Hi All,
II 10.0.0 (a64.lnx/132)NPTL + patch14122
I have a database in which the attempt to optimize or statdump a specific table will fail with the message:
E_OP0930 optimizedb: database 't_ldb15', table 'cryovial_store' is not a base table and will be ignored.
Typically this message is associated with attempting to optimize/statdump something that is not a table.
In this case the table in question is defined as btree, unique, nocompression…it is a table.
The table name is unique in the entire database…select count(*) from iitables for the table_name shows only 1 row and its table_type=’T’.
The only thing unusual about this table is that the table_owner has defined a view upon the table and that one user (not the table owner) has registered a synonym for the view and called that synonym the same name as the table in question.
Sadly when I attempt to set this situation up with a dummy database the error will not reproduce.
Has anyone got any idea what else might be wrong?
Martin Bowes
Hi All,
Playing with II_EMED_SET has shown that the optimizer will issue something like:
select t.table_owner, t.num_rows, t.table_type,
t.table_reltid, t.table_reltidx, t.number_pages, t.table_stats, t.overflow_pages, t.row_width
from(iitables t left join iisynonyms s on t.table_name=s.table_name)

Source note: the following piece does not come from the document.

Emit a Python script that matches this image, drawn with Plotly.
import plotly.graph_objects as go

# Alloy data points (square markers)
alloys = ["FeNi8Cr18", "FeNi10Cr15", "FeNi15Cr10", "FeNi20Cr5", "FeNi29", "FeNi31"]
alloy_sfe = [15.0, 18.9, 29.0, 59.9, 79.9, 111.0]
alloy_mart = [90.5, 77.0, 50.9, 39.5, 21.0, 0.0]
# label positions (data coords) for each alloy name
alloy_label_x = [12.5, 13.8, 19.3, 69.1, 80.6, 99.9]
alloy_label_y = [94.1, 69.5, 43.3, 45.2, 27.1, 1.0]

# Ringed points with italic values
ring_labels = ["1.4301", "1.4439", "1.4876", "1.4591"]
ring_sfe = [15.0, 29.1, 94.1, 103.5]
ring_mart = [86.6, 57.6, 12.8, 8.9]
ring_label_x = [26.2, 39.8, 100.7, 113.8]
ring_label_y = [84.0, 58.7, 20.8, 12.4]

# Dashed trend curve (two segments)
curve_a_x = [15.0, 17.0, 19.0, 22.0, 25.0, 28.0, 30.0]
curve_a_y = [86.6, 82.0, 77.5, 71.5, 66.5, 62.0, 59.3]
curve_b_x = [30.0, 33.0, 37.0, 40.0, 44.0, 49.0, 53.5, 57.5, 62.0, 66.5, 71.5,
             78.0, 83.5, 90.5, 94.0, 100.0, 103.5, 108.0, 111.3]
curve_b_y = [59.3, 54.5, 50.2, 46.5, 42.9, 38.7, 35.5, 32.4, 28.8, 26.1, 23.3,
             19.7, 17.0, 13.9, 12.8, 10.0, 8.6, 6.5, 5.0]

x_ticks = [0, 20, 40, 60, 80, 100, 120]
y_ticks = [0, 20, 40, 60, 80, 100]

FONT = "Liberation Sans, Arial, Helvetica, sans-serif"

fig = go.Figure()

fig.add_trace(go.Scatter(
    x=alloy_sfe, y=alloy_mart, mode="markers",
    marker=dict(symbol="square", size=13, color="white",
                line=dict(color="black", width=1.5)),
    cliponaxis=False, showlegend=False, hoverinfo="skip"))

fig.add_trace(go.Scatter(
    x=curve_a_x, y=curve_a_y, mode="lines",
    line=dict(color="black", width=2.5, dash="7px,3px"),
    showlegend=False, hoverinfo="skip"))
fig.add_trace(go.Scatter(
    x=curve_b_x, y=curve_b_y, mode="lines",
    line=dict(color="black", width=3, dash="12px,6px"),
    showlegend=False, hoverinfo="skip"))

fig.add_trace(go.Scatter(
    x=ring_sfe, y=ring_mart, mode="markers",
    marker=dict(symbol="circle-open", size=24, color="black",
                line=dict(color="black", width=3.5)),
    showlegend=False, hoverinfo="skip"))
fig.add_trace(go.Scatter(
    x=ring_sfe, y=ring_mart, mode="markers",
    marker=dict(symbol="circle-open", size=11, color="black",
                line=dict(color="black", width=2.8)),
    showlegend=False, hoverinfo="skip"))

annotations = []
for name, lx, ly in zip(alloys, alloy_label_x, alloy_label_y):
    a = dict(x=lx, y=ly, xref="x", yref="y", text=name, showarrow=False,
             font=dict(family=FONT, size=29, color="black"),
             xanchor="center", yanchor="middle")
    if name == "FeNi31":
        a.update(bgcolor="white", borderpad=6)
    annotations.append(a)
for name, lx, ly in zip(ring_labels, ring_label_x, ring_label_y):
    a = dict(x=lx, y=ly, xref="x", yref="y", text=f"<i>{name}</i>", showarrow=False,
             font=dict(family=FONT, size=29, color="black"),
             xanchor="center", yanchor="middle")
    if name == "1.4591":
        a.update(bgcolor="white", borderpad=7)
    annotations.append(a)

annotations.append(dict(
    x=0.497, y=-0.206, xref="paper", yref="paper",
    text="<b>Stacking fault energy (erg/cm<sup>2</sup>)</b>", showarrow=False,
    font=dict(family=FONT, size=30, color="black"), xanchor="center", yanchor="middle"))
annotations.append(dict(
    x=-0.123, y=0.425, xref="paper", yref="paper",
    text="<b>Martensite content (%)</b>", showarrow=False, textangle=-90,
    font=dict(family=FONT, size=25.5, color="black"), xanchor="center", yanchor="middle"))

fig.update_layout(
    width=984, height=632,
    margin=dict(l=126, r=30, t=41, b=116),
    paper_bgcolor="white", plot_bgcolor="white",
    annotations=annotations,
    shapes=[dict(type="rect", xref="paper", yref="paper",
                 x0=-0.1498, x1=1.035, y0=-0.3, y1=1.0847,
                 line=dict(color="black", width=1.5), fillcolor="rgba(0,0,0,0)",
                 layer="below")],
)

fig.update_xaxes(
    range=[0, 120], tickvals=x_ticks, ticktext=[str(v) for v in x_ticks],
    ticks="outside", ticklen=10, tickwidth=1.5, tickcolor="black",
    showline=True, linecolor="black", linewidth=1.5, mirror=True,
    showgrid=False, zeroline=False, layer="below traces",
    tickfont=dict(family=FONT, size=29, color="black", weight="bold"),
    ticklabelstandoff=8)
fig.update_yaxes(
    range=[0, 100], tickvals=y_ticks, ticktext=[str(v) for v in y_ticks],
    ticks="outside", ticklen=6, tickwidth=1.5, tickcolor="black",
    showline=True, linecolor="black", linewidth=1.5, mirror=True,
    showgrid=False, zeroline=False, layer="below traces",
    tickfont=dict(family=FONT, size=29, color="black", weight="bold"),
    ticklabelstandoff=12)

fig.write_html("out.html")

where(t.table_owner='lust' )and((t.table_name='cryovial_store' )or(s.synonym_name= 'cryovial_store' ))
Executing . . .
┌────────────────────────────────┬─────────────┬──────┬─────────────┬─────────────┬─────────────┬──────┬─────────────┬─────────────┐
│table_owner │num_rows │table_│table_reltid │table_reltidx│number_pages │table_│overflow_page│row_width │
├────────────────────────────────┼─────────────┼──────┼─────────────┼─────────────┼─────────────┼──────┼─────────────┼─────────────┤
│lust │ 0│V │ 629│ 0│ 3│N │ 0│ 58│
│lust │ 99147│T │ 278│ 0│ 1706│Y │ 0│ 58│
│lust │ 0│V │ 630│ 0│ 3│N │ 0│ 58│
└────────────────────────────────┴─────────────┴──────┴─────────────┴─────────────┴─────────────┴──────┴─────────────┴─────────────┘
I think the system is actually expecting a single row back and is only processing the last row. It sees it as a view and bitchs.
I believe the query used is wrong and should put table owner details into the join condition and use s.table_name not s.synonym_name in the where clause.
Marty
Ø I believe the query used is wrong and should put table owner details into the join condition and use s.table_name not s.synonym_name in the where clause.
Actually on reflection I’ll change that to say: I believe the query used is wrong and should put table owner details into the join condition.